Data Characteristics
Sources
- ListingChangeEvent (Kafka): emitted on create/update/delete.
- MediaIngestEvent (Kafka): image uploaded/removed; image processing pipeline produces canonical image URLs.
- SellerPolicyEvent (Kafka): policy violations can suppress listings.
- Reference data (Snowflake): category taxonomy, locale normalization tables.
Example event schema (simplified)
| field | type | notes |
|---|
| event_id | string | globally unique UUID |
| listing_id | string | stable item id |
| event_ts | timestamp | producer timestamp |
| op | string | UPSERT/DELETE |
| title | string | may be null on partial updates |
| description | string | may be large (up to 20KB) |
| attributes | variant/json | sparse key-value |
| image_ids | array | may arrive later than text |
| seller_id | string | used for policy joins |
| locale | string | affects tokenization |
Quality issues you must handle
- Out-of-order and late events (up to 2 hours late) due to mobile clients and retries.

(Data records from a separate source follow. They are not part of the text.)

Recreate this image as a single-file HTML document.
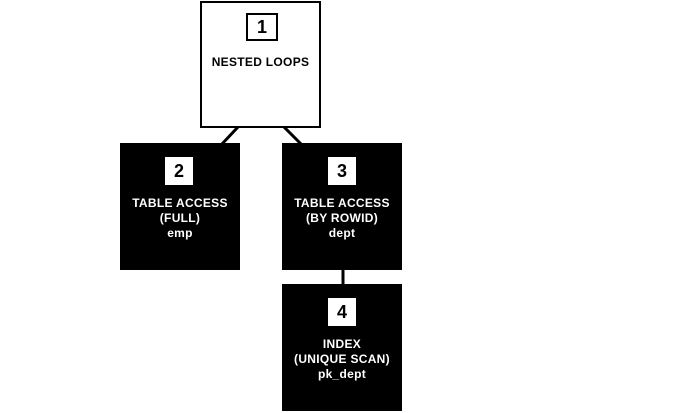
<!DOCTYPE html>
<html><head><style>
body{margin:0;width:688px;height:413px;background:#fff;position:relative;overflow:hidden;font-family:"Liberation Sans",Arial,sans-serif;font-weight:bold}
.b{position:absolute;box-sizing:border-box;text-align:center;font-size:12px;line-height:15px;letter-spacing:0.3px}
.w{background:#fff;border:2px solid #000;color:#000}
.k{background:#000;color:#fff}
.n{position:absolute;box-sizing:border-box;background:#fff;color:#000;font-size:18px;text-align:center;letter-spacing:0}
</style></head><body>
<svg width="688" height="413" style="position:absolute;left:0;top:0">
<line x1="238" y1="127" x2="222" y2="144" stroke="#000" stroke-width="3"/>
<line x1="284" y1="127" x2="301" y2="144" stroke="#000" stroke-width="3"/>
<line x1="343" y1="268" x2="343" y2="285" stroke="#000" stroke-width="3"/>
</svg>
<div class="b w" style="left:200px;top:1px;width:121px;height:127px">
<div class="n" style="left:44px;top:10px;width:32px;height:28px;border:2px solid #000;line-height:24px">1</div>
<div style="position:absolute;left:0;right:0;top:52px">NESTED LOOPS</div></div>
<div class="b k" style="left:120px;top:143px;width:120px;height:127px">
<div class="n" style="left:45px;top:14px;width:28px;height:28px;line-height:28px">2</div>
<div style="position:absolute;left:0;right:0;top:53px">TABLE ACCESS<br>(FULL)<br>emp</div></div>
<div class="b k" style="left:282px;top:143px;width:120px;height:127px">
<div class="n" style="left:46px;top:14px;width:28px;height:28px;line-height:28px">3</div>
<div style="position:absolute;left:0;right:0;top:53px">TABLE ACCESS<br>(BY ROWID)<br>dept</div></div>
<div class="b k" style="left:282px;top:284px;width:120px;height:127px">
<div class="n" style="left:46px;top:14px;width:28px;height:28px;line-height:28px">4</div>
<div style="position:absolute;left:0;right:0;top:53px">INDEX<br>(UNIQUE SCAN)<br>pk_dept</div></div>
</body></html>
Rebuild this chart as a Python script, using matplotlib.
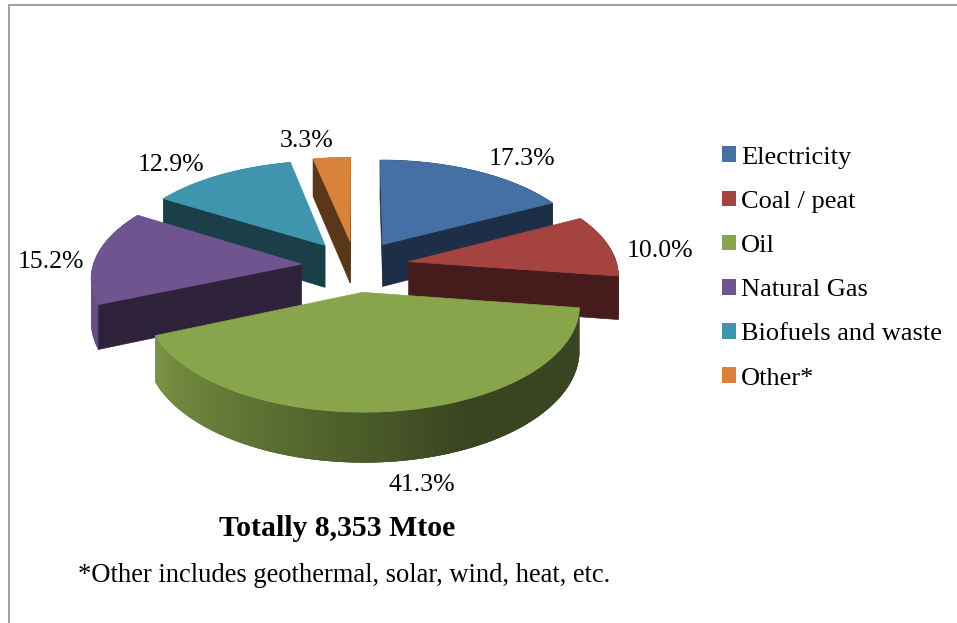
import numpy as np
import matplotlib
matplotlib.use("Agg")
import matplotlib.pyplot as plt
from matplotlib.patches import Patch

plt.rcParams["font.family"] = ["Liberation Serif", "DejaVu Serif"]

categories = ["Electricity", "Coal / peat", "Oil", "Natural Gas", "Biofuels and waste", "Other*"]
shares = [17.3, 10.0, 41.3, 15.2, 12.9, 3.3]
colours = ["#4470a6", "#a54341", "#88a54b", "#6f5490", "#3f95ae", "#d9823b"]
title = "Totally 8,353 Mtoe"
footnote = "*Other includes geothermal, solar, wind, heat, etc."

# pie geometry, in pixels of the canvas
CX, CY = 355.5, 266.0
RX, RY = 208.6, 99.1
PERSPECTIVE = 0.117
EXPLODE = 0.26
DEPTH = 43.0
WALL_SHADE = 0.42

# back slices first so the nearer ones cover them
draw_order = [0, 5, 4, 1, 3, 2]
label_pos = [(522, 159), (660, 251), (422, 485), (51, 262), (171, 165), (307, 141)]


def project(u, v, drop=0.0):
    # u, v are on the pie plane, v points away from the viewer
    scale = 1.0 / (1.0 + PERSPECTIVE * v)
    return CX + RX * u * scale, CY - RY * v * scale + drop * scale


def rim_shade(theta):
    # outer wall goes from dark on the right to nearly lit on the left
    return WALL_SHADE + (0.92 - WALL_SHADE) * np.clip((theta - 155.0) / 95.0, 0, 1)


def face_visible(apex, rim, mid):
    # a cut face shows only when the slice top lies above its edge on screen
    dx, dy = rim[0] - apex[0], rim[1] - apex[1]
    if dx < 0:
        dx, dy = -dx, -dy
    return dx * (mid[1] - apex[1]) - dy * (mid[0] - apex[0]) < 0


def draw_slice(ax, start, end, colour):
    rgb = np.array(matplotlib.colors.to_rgb(colour))
    mid = np.radians((start + end) / 2)
    ou, ov = EXPLODE * np.sin(mid), EXPLODE * np.cos(mid)

    theta = np.linspace(start, end, max(int(end - start) * 2, 6))
    rad = np.radians(theta)
    u = ou + np.sin(rad)
    v = ov + np.cos(rad)
    x, y = project(u, v)
    xb, yb = project(u, v, DEPTH)
    ax_, ay_ = project(ou, ov)
    axb, ayb = project(ou, ov, DEPTH)

    # outer wall, strips overlap so no seams show between the shades
    for i in range(len(theta) - 1):
        j = min(i + 3, len(theta) - 1)
        c = rgb * rim_shade(theta[i])
        ax.fill([x[i], x[j], xb[j], xb[i]], [y[i], y[j], yb[j], yb[i]],
                color=c, lw=0, zorder=2)

    # radial cut faces
    wall = rgb * WALL_SHADE
    centre = len(theta) // 2
    for i in (0, -1):
        if face_visible((ax_, ay_), (x[i], y[i]), (x[centre], y[centre])):
            ax.fill([ax_, x[i], xb[i], axb], [ay_, y[i], yb[i], ayb],
                    color=wall, lw=0.5, zorder=2)

    ax.fill(np.r_[ax_, x], np.r_[ay_, y], color=colour, lw=0.5, zorder=2)


fig = plt.figure(figsize=(9.57, 6.23), dpi=100)
ax = fig.add_axes([0, 0, 1, 1])
ax.set_xlim(0, 957)
ax.set_ylim(623, 0)
ax.axis("off")

# chart frame, cut off by the canvas on the right and at the bottom
ax.plot([9, 9, 960], [630, 5, 5], color="#a3a3a3", lw=1.5)

edges = np.r_[0, np.cumsum(shares)] / np.sum(shares) * 360
for i in draw_order:
    draw_slice(ax, edges[i], edges[i + 1], colours[i])

for share, (lx, ly) in zip(shares, label_pos):
    ax.text(lx, ly, f"{share:.1f}%", fontsize=18.5, ha="center", va="center", color="black")

handles = [Patch(facecolor=c, label=n) for n, c in zip(categories, colours)]
ax.legend(handles=handles, loc="upper left", bbox_to_anchor=(722, 146.5),
          bbox_transform=ax.transData, frameon=False, fontsize=19,
          handlelength=0.53, handleheight=0.53, handletextpad=0.19,
          labelspacing=0.836, borderpad=0, borderaxespad=0)

ax.text(337, 529, title, fontsize=21.4, fontweight="bold", ha="center", va="center")
ax.text(78, 575, footnote, fontsize=19.1, ha="left", va="center")

fig.savefig("out.png", dpi=100)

- Partial updates (title changed but description omitted).
- Duplicates (at-least-once delivery; producers retry).
- Model upgrades (v1 → v2) requiring re-embedding and safe cutover.
- Deletes and suppressions must remove vectors and prevent serving.
Requirements
Functional
- Build an ingestion and processing pipeline that creates a canonical “listing document” suitable for embedding.
- Generate text and image embeddings (and optionally fused embeddings) and write them to a vector database with correct metadata for filtering (category, locale, seller policy status, active flag).
- Support incremental updates (only re-embed when relevant fields change) and idempotent writes to the vector DB.
- Handle late-arriving image events: if images arrive after text, update the fused embedding and metadata without corrupting the index.
- Provide a backfill/reindex mechanism for model upgrades and bug fixes, without downtime.
- Maintain an analytics/audit trail in Snowflake: which model version produced which embedding for each listing version.
Non-functional
- Meet freshness SLO (P95 < 5 min) while controlling cost.
- Ensure exactly-once effect at the vector DB layer (no duplicates, no missing deletes).
- Implement data quality checks and observability: schema drift, null explosions, embedding distribution drift, and index load failures.
- Ensure GDPR deletion propagates to object storage, warehouse, and vector DB.
Constraints
- Cloud: AWS. Data lake on S3, warehouse is Snowflake.
- Streaming platform: Kafka (MSK) already exists; team has moderate Kafka/Spark experience.
- Orchestration: Airflow 2.x is standard.
- Vector DB: choose one and justify (e.g., Pinecone, Weaviate, Milvus, or OpenSearch k-NN). Assume it supports upserts, deletes, namespaces/collections, and metadata filters.
- Budget: incremental $60K/month for embedding compute + vector storage/serving.
Interview Prompts
- Propose the end-to-end architecture (streaming + batch) and justify key choices: partitioning, state management, watermarking, and storage formats.
- Define the data model in the vector DB: IDs, namespaces (by model version?), metadata fields, and how you represent multi-embedding (text/image/fused).
- Explain how you ensure idempotency and correctness under duplicates/out-of-order events.
- Describe your reindex/backfill strategy for a new embedding model, including validation and cutover.
- Provide monitoring/alerting and failure handling strategies that you would run in production.
Your answer should be specific about technologies (Kafka, Spark, Airflow, dbt/Snowflake) and include concrete operational details (SLOs, retries, DLQs, and rollback).